Один из важнейших процессов в царствование Екатерины II, как по значению спорного объекта, так и по положению спорящих сторон, был процесс, затеянный князем Любомирским против наследников и памяти князя Потемкина. Я это говорю не потому, что я сам играл роль в этом процессе, а потому что он так хорошо показывает способ ведения в России подобных дел, не исключая самых важных, даже в периоде наиболее справедливого царствования и, в то же время, интереснейших образом рисует характер великой государыни, так что сохранение его подробностей имеет существенное значение для истории. Князь Потемкин, исчерпав на своей родине все, что могла ему дать благосклонная судьба, стал бросать свои алчные взгляды на пограничные страны. Польская корона, Курляндское герцогство, верховная власть над Молдавией и Валахией с титулом короля — вот те призраки, за которыми гналось его чересчур разыгравшееся честолюбие, и так как ему не удалось заставить Екатерину разделить с ним российский престол, то он хотел, по крайней мере, чтобы она устроила ему царство где-нибудь в другом месте.

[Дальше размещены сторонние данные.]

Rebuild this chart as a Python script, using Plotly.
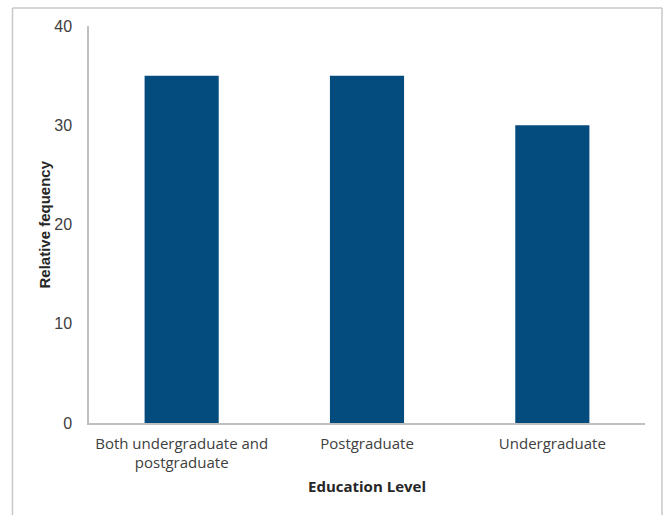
import plotly.graph_objects as go

# Education level categories and relative frequencies (%)
categories = ["Both undergraduate and<br>postgraduate", "Postgraduate", "Undergraduate"]
frequencies = [35, 35, 30]
y_ticks = [0, 10, 20, 30, 40]

W, H = 667, 515
L, R, T, B = 89, 22, 26, 92
pw, ph = W - L - R, H - T - B


def px_x(px):
    return (px - L) / pw


def px_y(py):
    return (H - B - py) / ph


fig = go.Figure(
    go.Bar(
        x=categories,
        y=frequencies,
        marker=dict(color="#044C7E", line=dict(width=0)),
        width=0.4,
    )
)

font_main = "Open Sans, Liberation Sans, Arial, sans-serif"

fig.update_layout(
    width=W,
    height=H,
    margin=dict(l=L, r=R, t=T, b=B),
    paper_bgcolor="white",
    plot_bgcolor="white",
    showlegend=False,
    font=dict(family=font_main, size=15, color="#404040"),
    xaxis=dict(
        showline=True,
        linecolor="#BFBFBF",
        linewidth=1.5,
        showgrid=False,
        ticks="",
        ticklabelstandoff=6,
        tickfont=dict(size=15, color="#404040"),
    ),
    yaxis=dict(
        range=[0, 40],
        tickvals=y_ticks,
        showline=True,
        linecolor="#BFBFBF",
        linewidth=1.5,
        showgrid=False,
        zeroline=False,
        ticks="",
        ticklabelstandoff=12,
        tickfont=dict(family="Liberation Sans, Arial, sans-serif", size=16, color="#404040"),
    ),
    annotations=[
        dict(
            text="<b>Education Level</b>",
            xref="paper", yref="paper",
            x=0.5, y=px_y(486),
            showarrow=False,
            font=dict(size=15, color="#262626"),
            xanchor="center", yanchor="middle",
        ),
        dict(
            text="<b>Relative fequency</b>",
            xref="paper", yref="paper",
            x=px_x(44), y=0.5,
            textangle=-90,
            showarrow=False,
            font=dict(family="Liberation Sans, Arial, sans-serif", size=15, color="#262626"),
            xanchor="center", yanchor="middle",
        ),
    ],
    shapes=[
        # outer frame (left, top, right)
        dict(type="line", xref="paper", yref="paper",
             x0=px_x(12.5), x1=px_x(12.5), y0=px_y(8), y1=px_y(520),
             line=dict(color="#C8C8C8", width=1.5)),
        dict(type="line", xref="paper", yref="paper",
             x0=px_x(12.5), x1=px_x(662), y0=px_y(8), y1=px_y(8),
             line=dict(color="#C8C8C8", width=1.5)),
        dict(type="line", xref="paper", yref="paper",
             x0=px_x(662), x1=px_x(662), y0=px_y(8), y1=px_y(520),
             line=dict(color="#C8C8C8", width=1.5)),
    ],
)

fig.write_html("out.html")
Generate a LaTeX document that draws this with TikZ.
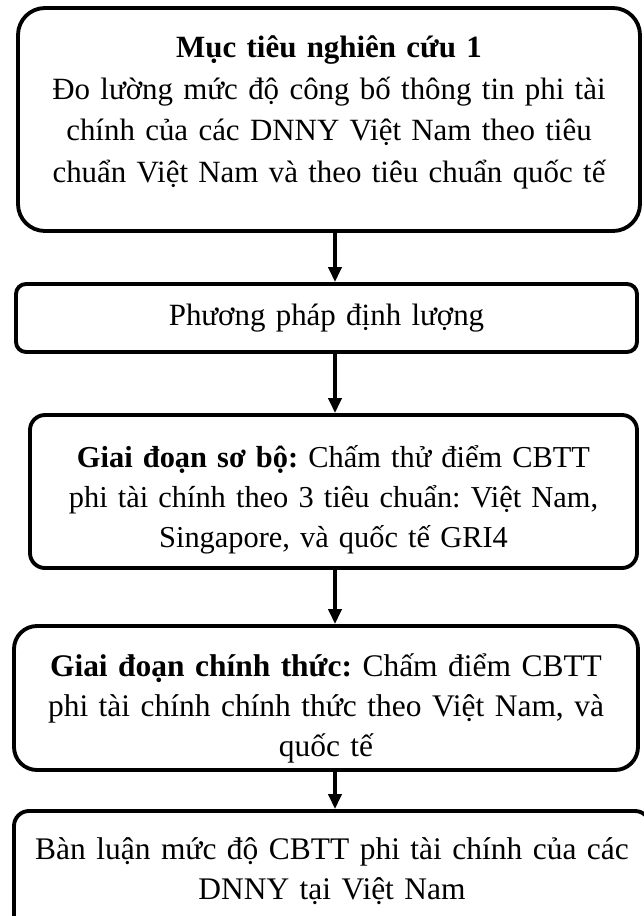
\documentclass[tikz,border=0pt]{standalone}
\usepackage{fontspec}
\setmainfont{Liberation Serif}
\usetikzlibrary{arrows.meta,positioning}
\tikzstyle{stage}=[rectangle, rounded corners=3mm, draw=black, line width=2.2pt,
  fill=white, text width=12.1cm, align=center, minimum width=12.48cm,
  inner sep=0pt, font=\fontsize{17.6}{22.8}\selectfont\frenchspacing]
\tikzstyle{arrow}=[-{Triangle[length=3mm,width=2.6mm]}, line width=2.2pt]

\begin{document}
\begin{tikzpicture}
    \useasboundingbox (0,0) rectangle (12.86,-18.32);

    % research goal and method
    \node[stage, minimum height=4.46cm, minimum width=12.44cm, rounded corners=5.4mm,
      font=\fontsize{17.6}{23.6}\selectfont\frenchspacing] (goal) at (6.58,-2.39)
      {\textbf{Mục tiêu nghiên cứu 1}\\ Đo lường mức độ công bố thông tin phi tài\\
       chính của các DNNY Việt Nam theo tiêu\\ chuẩn Việt Nam và theo tiêu chuẩn quốc tế\rule[-12pt]{0pt}{0pt}};
    \node[stage, minimum height=1.36cm, minimum width=12.42cm, rounded corners=2mm] (method) at (6.53,-6.36)
      {Phương pháp định lượng};

    % two scoring phases
    \node[stage, minimum height=3.06cm, minimum width=12.14cm,
      font=\fontsize{17.3}{22.8}\selectfont\frenchspacing] (pilot) at (6.67,-9.83)
      {\rule{0pt}{22pt}\textbf{Giai đoạn sơ bộ:} Chấm thử điểm CBTT\\ phi tài chính theo 3 tiêu chuẩn: Việt Nam,\\
       Singapore, và quốc tế GRI4};
    \node[stage, minimum height=2.88cm, rounded corners=4.6mm,
      font=\fontsize{17.9}{22.8}\selectfont\frenchspacing] (official) at (6.52,-13.96)
      {\rule{0pt}{25pt}\textbf{Giai đoạn chính thức:} Chấm điểm CBTT\\ phi tài chính chính thức theo Việt Nam, và\\
       quốc tế};

    % discussion
    \node[stage, minimum height=2.4cm, minimum width=12.72cm,
      font=\fontsize{17.9}{22.8}\selectfont\frenchspacing] (talk) at (6.64,-17.42)
      {Bàn luận mức độ CBTT phi tài chính của các\\ DNNY tại Việt Nam};

    \coordinate (axis) at (6.7,0);
    \draw[arrow] (goal.south -| axis) -- (method.north -| axis);
    \draw[arrow] (method.south -| axis) -- (pilot.north -| axis);
    \draw[arrow] (pilot.south -| axis) -- (official.north -| axis);
    \draw[arrow] (official.south -| axis) -- (talk.north -| axis);

  \end{tikzpicture}
\end{document}
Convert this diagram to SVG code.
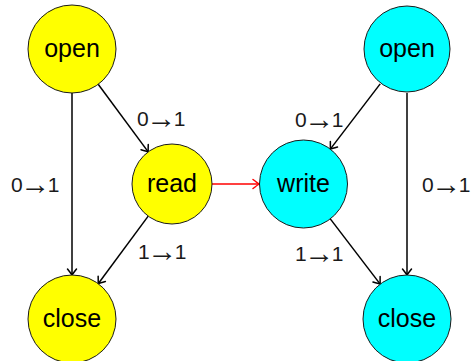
<svg xmlns="http://www.w3.org/2000/svg" width="471" height="361" viewBox="0 0 471 361">
<style>
.node circle{stroke:#1a1a1a;stroke-width:1}
.y circle{fill:#ffff00}
.c circle{fill:#00ffff}
.node text{font-family:"Liberation Sans",Arial,sans-serif;font-size:25px;text-anchor:middle;fill:#000}
.edge{stroke:#000;stroke-width:1.5;fill:none;marker-end:url(#to)}
.red{stroke:#ff0000;marker-end:url(#tored)}
.lbl{font-family:"Liberation Sans",Arial,sans-serif;font-size:21px;text-anchor:middle;fill:#1a1a1a;letter-spacing:-2.5px}
.ar{font-size:30px}
</style>
<defs>
<marker id="to" markerUnits="userSpaceOnUse" markerWidth="14" markerHeight="14" viewBox="-10 -7 12 14" refX="0" refY="0" orient="auto">
<path d="M-6,-4.5 Q-1.5,-1 0,0 Q-1.5,1 -6,4.5" fill="none" stroke="#000" stroke-width="1.5" stroke-linecap="round"/>
</marker>
<marker id="tored" markerUnits="userSpaceOnUse" markerWidth="14" markerHeight="14" viewBox="-10 -7 12 14" refX="0" refY="0" orient="auto">
<path d="M-6,-4.5 Q-1.5,-1 0,0 Q-1.5,1 -6,4.5" fill="none" stroke="#ff0000" stroke-width="1.5" stroke-linecap="round"/>
</marker>
</defs>
<g id="connectors">
<line class="edge" x1="72" y1="93" x2="72" y2="275"/>
<line class="edge" x1="98.2" y1="84.3" x2="148.2" y2="151.9"/>
<line class="edge" x1="148.2" y1="216.1" x2="98.2" y2="283.7"/>
<line class="edge red" x1="212" y1="184" x2="259" y2="184"/>
<line class="edge" x1="380.2" y1="83.9" x2="330.3" y2="149.1"/>
<line class="edge" x1="330.3" y1="218.9" x2="380.2" y2="284.1"/>
<line class="edge" x1="407" y1="93" x2="407" y2="275"/>
<text class="lbl" x="34" y="192">0<tspan class="ar" dy="2">→</tspan><tspan dy="-2">1</tspan></text>
<text class="lbl" x="160" y="126">0<tspan class="ar" dy="2">→</tspan><tspan dy="-2">1</tspan></text>
<text class="lbl" x="161" y="259">1<tspan class="ar" dy="2">→</tspan><tspan dy="-2">1</tspan></text>
<text class="lbl" x="318" y="127">0<tspan class="ar" dy="2">→</tspan><tspan dy="-2">1</tspan></text>
<text class="lbl" x="445" y="192">0<tspan class="ar" dy="2">→</tspan><tspan dy="-2">1</tspan></text>
<text class="lbl" x="318" y="261">1<tspan class="ar" dy="2">→</tspan><tspan dy="-2">1</tspan></text>
</g>
<g id="open1" class="node y"><circle cx="72" cy="49" r="44"/><text x="72" y="57">open</text></g>
<g id="read" class="node y"><circle cx="172" cy="184" r="40"/><text x="172" y="192">read</text></g>
<g id="close1" class="node y"><circle cx="72" cy="319" r="44"/><text x="72" y="327">close</text></g>
<g id="open2" class="node c"><circle cx="407" cy="49" r="43"/><text x="407" y="57">open</text></g>
<g id="write" class="node c"><circle cx="303.5" cy="184" r="44"/><text x="303.5" y="192">write</text></g>
<g id="close2" class="node c"><circle cx="407" cy="319" r="44"/><text x="407" y="327">close</text></g>
</svg>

Дело, о котором я говорю, разыгралось в то время, когда Польша составляла предмет его мечты, и весьма возможно, что было бы умнее и менее безнравственно посадить его туда, чем разделить ее на части. Как бы то ни было, но он, со своей стороны, начал принимать те меры, которые зависели от него. Надо было прежде всего приобрести права польского гражданства, а чтобы добиться этого, надо было владеть землями в королевстве, и это заставило Потемкина купить за шесть миллионов, у князя Любомирского, графство Смилу. После того, как эта сделка состоялась между обоими князьями на словах, Потемкин извлек из нее ту пользу, на которую он рассчитывал, и был провозглашен польским магнатом. Но будучи слишком занят делами империи, он забыл довести сделку до конца и не только не заплатил за нее, но даже не дал обеспечения на значительную сумму, которую он задолжал Любомирскому. Устроившись в своей главной квартире в Яссах, поглощенный тщеславными замыслами и делами, недоступный для кого бы то ни было, кроме своих племянниц и некоторых любимцев, он едва знал о том, что князь Любомирский находится при его армии и что самый законный интерес заставлял его день и ночь сторожить у дверей. С его стороны в отношении к Любомирскому не было ни злой воли, ни замешательства, ни ложного стыда, а была лишь доведенная до крайности и беспримерная беспечность. Если кто-нибудь посмел бы указать ему на безнравственность разыгрываемой им роли, то одной его гордости было бы достаточно чтобы немедленно заставить его расплатиться с кредитором; но из окружавших его клевретов одни дрожали, как бы не навлечь на себя его недовольство, а другие сочли бы смешным воспользоваться своим влиянием в пользу вельможи, который не сумел сам защитить свои интересы, к тому же еще поляка, который как будто бы попрошайничал, когда он имел право требовать. Любомирский, видя, что ему даже не удастся получить доступа к Потемкину, выписал в армию свою жену, урожденную графиню Ржевускую, безобразную и глупую, но зато женщину, да к тому же еще польку, умеющую пролезть в ушко иголки. Она дала себе много труда и так старалась, что Потемкин ее, наконец, заметил, выслушал и нашел ее требования вполне справедливыми. В виде расплаты, он за два миллиона уступил ей графство Дубровское, а на остальные четыре миллиона обещал ей выдать вполне оформленные векселя.